A divina comédia de uma pequena princesa nos grandes Campos Gerais: Veredas

– Pai, o que significa ‘angustifolia’? Assim perguntava Manuela, com seus grandes olhos após ler uma placa diante de uma árvore majestosa em um parque ecológico nos Campos Gerais. Sua inquietação só sossegou quando seu pai lhe explicou que angustifolia era parte do nome científico da araucária, a árvore símbolo do Paraná, cujo significado era ‘folha estreita’. Sua curiosidade coincidia com o orgulho que sentia desde as últimas semanas, quando aprendera a ler frases inteiras acertando a pronúncia correta da maioria das palavras. 

– Como é mesmo o canto da gralha-azul, papai? O dela eu não sei, mas lembro o daquele sabiá que, pelo nome, deve ser fã de laranjas! – Disse Manuela enquanto saltitava pela trilha assoviando o canto flautado do sabiá-laranjeira. Adorava aves, e seu sonho ornitológico de consumo era ver e ouvir ao vivo o tiê-sangue, que vira numa foto sobre a fauna das áreas litorâneas do Paraná. Desde que aprendera a assoviar com sua mãe, Manuela imitava perfeitamente o canto do sabiá-laranjeira, mas ria copiosamente ao tentar mimetizar o imitável e estridente canto do joão-de-barro, e a contração de seus lábios pelas gargalhadas não lhe deixava assoviar novamente. 

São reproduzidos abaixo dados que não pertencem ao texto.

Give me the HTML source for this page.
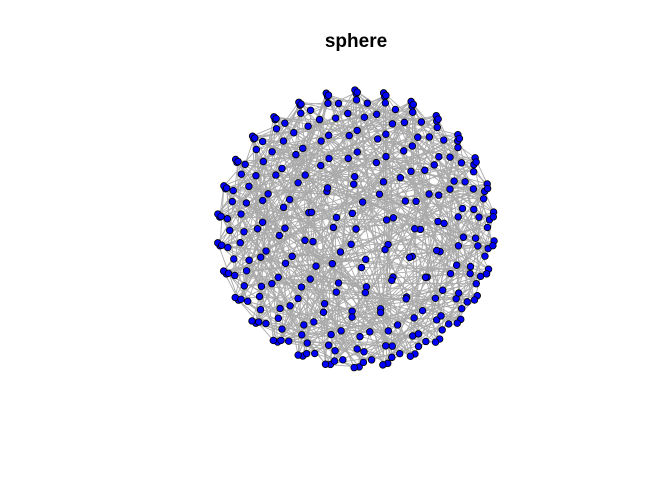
<!DOCTYPE html>
<html><head><meta charset="utf-8"><style>
html,body{margin:0;padding:0;background:#fff}
svg{display:block}
</style></head><body>
<svg id="chart" width="672" height="480" viewBox="0 0 672 480" xmlns="http://www.w3.org/2000/svg">
<rect width="672" height="480" fill="#fff"/>
<text x="356" y="47" text-anchor="middle" font-family="Liberation Sans, sans-serif" font-weight="bold" font-size="19">sphere</text>
<g id="edges"></g>
<g id="nodes"></g>
</svg>
<script>
const nodeCount = 300;
const edgeList = "3 151 7 188 12 140 15 201 19 99 22 160 27 133 30 210 33 145 38 171 41 120 44 189 48 155 52 110 55 176 59 142 62 205 66 130 69 168 73 118 77 192 80 149 84 125 87 214 91 137 95 181 98 156 102 127 105 199 109 143 113 166 116 131 120 208 123 152 127 179 131 160 134 211 138 148 141 185 145 200 148 172 152 221 155 190 159 230 162 175 166 240 170 183 173 235 177 197 180 225 184 245 187 206 191 260 194 218 198 250 201 232 205 270 209 242 212 255 216 280 219 238 223 265 226 248 230 290 233 258 237 275 240 262 244 295 248 268 251 285 255 272 258 298 262 282 265 292 269 150 273 140 276 160 280 120 283 135 287 145 290 110 294 170 297 130 2 160 6 145 10 175 14 130 18 190 23 155 26 120 31 165 35 140 39 185 43 150 47 125 51 170 54 138 58 195 63 148 67 115 71 180 75 158 79 128 83 200 86 162 90 135 94 178 97 147 101 210 106 165 110 139 114 187 118 153 121 220 125 170 129 146 132 195 136 161 139 228 143 182 147 157 150 215 154 178 158 236 161 196 165 223 169 189 172 246 176 208 179 233 183 256 186 217 190 244 193 266 197 227 200 252 204 276 207 238 211 262 215 286 218 249 222 272 225 296 229 258 232 284 236 154 239 146 243 171 247 133 250 158 254 139 257 167 261 126 264 149 268 112 271 176 275 141 279 163 282 122 286 152 289 108 293 137 296 159 299 144 1 140 5 168 9 122 13 196 17 150 21 134 25 182 29 158 34 117 37 203 42 163 46 139 50 188 53 147 57 212 61 173 65 128 68 219 72 160 76 143 81 226 85 184 89 153 92 231 96 174 100 198 103 237 107 166 111 141 115 209 119 186 122 244 126 164 130 222 133 157 137 251 140 192 144 213 149 171 153 259 156 201 160 239 163 177 167 267 171 216 174 247 178 188 181 274 185 227 188 254 192 204 195 281 199 235 202 263 206 214 210 288 213 243 217 271 220 156 224 174 228 144 231 186 235 161 238 131 242 169 245 151 249 119 253 183 256 137 260 172 263 114 267 166 270 142 274 129 277 191 281 155 284 117 288 178 291 147 295 123 298 162 4 125 8 180 11 147 16 205 20 170 24 113 28 194 32 152 36 220 40 176 45 135 49 210 56 162 60 228 64 186 70 143 74 235 78 196 82 157 88 245 93 205 99 166 104 250 108 217 112 172 117 260 124 227 128 182 135 270 142 239 146 190 151 280 157 247 164 203 168 289 175 256 182 212 189 293 196 264 203 222 208 297 214 138 221 165 227 150 234 179 241 132 246 158 252 120 259 187 266 144 272 174 278 127 285 163 292 139 299 181 0 290 14 275 28 260 42 245 56 230 70 215 84 200 98 185 112 170 126 155 140 141 154 126 168 111 182 96 196 81 210 66 224 51 238 36 252 21 266 6 280 11 294 26 9 289 23 274 37 259 51 244 65 229 79 214 93 199 107 184 121 169 135 154 149 139 163 124 177 109 191 94 205 79 219 64 233 49 247 34 261 19 275 4";
const extraEdgeList = "100 151 101 154 102 157 103 160 104 163 105 166 106 169 107 172 108 175 109 178 110 181 111 184 112 187 113 190 114 193 115 196 116 199 117 202 118 205 119 208 120 211 121 214 122 217 123 220 124 152 125 155 126 158 127 161 128 164 129 167 130 170 131 173 132 176 133 179 134 182 135 185 136 188 137 191 138 194 139 197 140 200 141 203 142 206 143 209 144 212 145 215 146 218 147 221 148 153 149 156 150 159 80 162 81 165 82 168 83 171 84 174 85 177 86 180 87 183 88 186 89 189 90 192 91 195 92 198 93 201 94 204 95 207 96 210 97 213 98 216 99 219 60 150 61 153 62 156 63 159 64 162 65 165 66 168 67 171 68 174 69 177 70 180 71 183 72 186 73 189 74 192 75 195 76 198 77 201 78 204 79 207 100 131 102 134 104 137 106 140 108 143 110 146 112 149 114 152 116 155 118 158 120 161 122 164 124 167 126 170 128 173 130 176 132 179 134 182 136 185 138 188 140 191 142 194 144 197 146 200 148 203 150 206 152 209 154 212 156 215 158 218 160 221 162 224 164 227 166 230 168 233 170 236 172 239 174 242 176 245 178 248 180 251 182 254 184 257 186 260 188 263 190 266 192 270 194 273 196 276 198 279 103 233 107 237 111 241 115 245 119 249 123 253 127 257 131 261 135 265 139 269 143 273 147 277 151 281 155 285 159 289 163 293 167 297 171 60 175 64 179 68 183 72 187 76 191 80 195 84 199 88 203 92 207 96 211 100 215 104 219 108 223 112 227 116 231 120 235 124 239 128 243 132 247 136 251 140 255 144 259 148 263 152 267 156 271 160 275 164 279 168 283 172 287 176 291 180 295 184 10 188 14 192 18 196 22 200 26 204 30 208 34 212 38 216 42 220 46 224 50 228 54 232 58";
function sphereLayout(n){
  const pts=[];let fi=0;
  for(let i=0;i<n;i++){
    const h=-1+2*i/(n-1);const r=Math.acos(h);
    if(i>0&&i<n-1){fi=fi+3.6/Math.sqrt(n*(1-h*h));fi=fi%(2*Math.PI);}else fi=0;
    pts.push([Math.cos(fi)*Math.sin(r),Math.sin(fi)*Math.sin(r)]);
  }
  return pts;
}
const cx=356,cy=229,rx=139,ry=139;
const xScale=v=>cx+v*rx, yScale=v=>cy-v*ry;
const pos=sphereLayout(nodeCount);
const NS="http://www.w3.org/2000/svg";
const eg=document.getElementById('edges'),ng=document.getElementById('nodes');
const nums=(edgeList+" "+extraEdgeList).trim().split(/\s+/).map(Number);
for(let k=0;k+1<nums.length;k+=2){
  const a=pos[nums[k]%nodeCount],b=pos[nums[k+1]%nodeCount];
  const l=document.createElementNS(NS,'line');
  l.setAttribute('x1',xScale(a[0]));l.setAttribute('y1',yScale(a[1]));
  l.setAttribute('x2',xScale(b[0]));l.setAttribute('y2',yScale(b[1]));
  l.setAttribute('stroke','#aaaaaa');l.setAttribute('stroke-width','0.9');
  
  
  eg.appendChild(l);
}
pos.forEach(p=>{
  const c=document.createElementNS(NS,'circle');
  c.setAttribute('cx',xScale(p[0]));c.setAttribute('cy',yScale(p[1]));c.setAttribute('r','3.3');
  c.setAttribute('fill','#0000ff');c.setAttribute('stroke','#000');c.setAttribute('stroke-width','0.8');
  
  
  ng.appendChild(c);
});
</script>
</body></html>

Seu pai agora a vê numa paisagem que mais parece um quadro de Dali misturado a traços infantis que também lembravam uma tela de Picasso. Sua pequena princesa é um conjunto de pinceladas do próprio Saint-Exupéry. Mas ao invés de uma sábia raposa, Manu estava cercada – e cativada! – de passarinhos cantantes que lhe ensinavam na prática que o essencial para se entender padrões bioacústicos é invisível aos olhos. No entanto, sua essência não é surda aos ouvidos atentos à sinfonia da natureza, e então orientam Manu a continuar praticando o canto-clim das diversas aves conversantes dali, mas desta vez de olhos fechados e ouvidos bem abertos.

Nisso nota um jagunço com feições femininas aproximar-se de sua filha, que une em uníssono seu assovio ao de Manu, do sabiá e da gralha-azul. É Diadorim, exímia conhecedora de aves de grandes sertões e veredas tropicais. Ao olhar por cima do ombro, vê um homem de óculos redondos e lentes grossas, de zigomas arredondados e cabelo úmido rente ao couro cabeludo, que cultivava pequenas calvícies laterais. É um de seus escritores preferidos: Guimarães Rosa, na idade da foto da aba de seu livro. Prostrado mentalmente em gratidão, se sente como Dante sob a vigília de Virgílio na Divina Comédia. Travessias! Ascenção espiritual! O diabo no meio do redemoinho dá lugar à lucidez de um sonho mágico.

Rodrigo de Mello

Biólogo licenciado e mestre em Ciências Ambientais pela Universidade Estadual de Maringá (UEM), doutor em Ecologia e Evolução pela Universidade Federal de Goiás (UFG). Além da profissão, se interessa por literatura, música e artes visuais – e a fotografia tem sido um hobby prazeroso cultivado nos últimos anos. Atualmente é professor colaborador no Departamento de Biologia Geral da Universidade Estadual de Ponta Grossa (UEPG), onde ministra disciplinas de Ecologia e Educação Ambiental.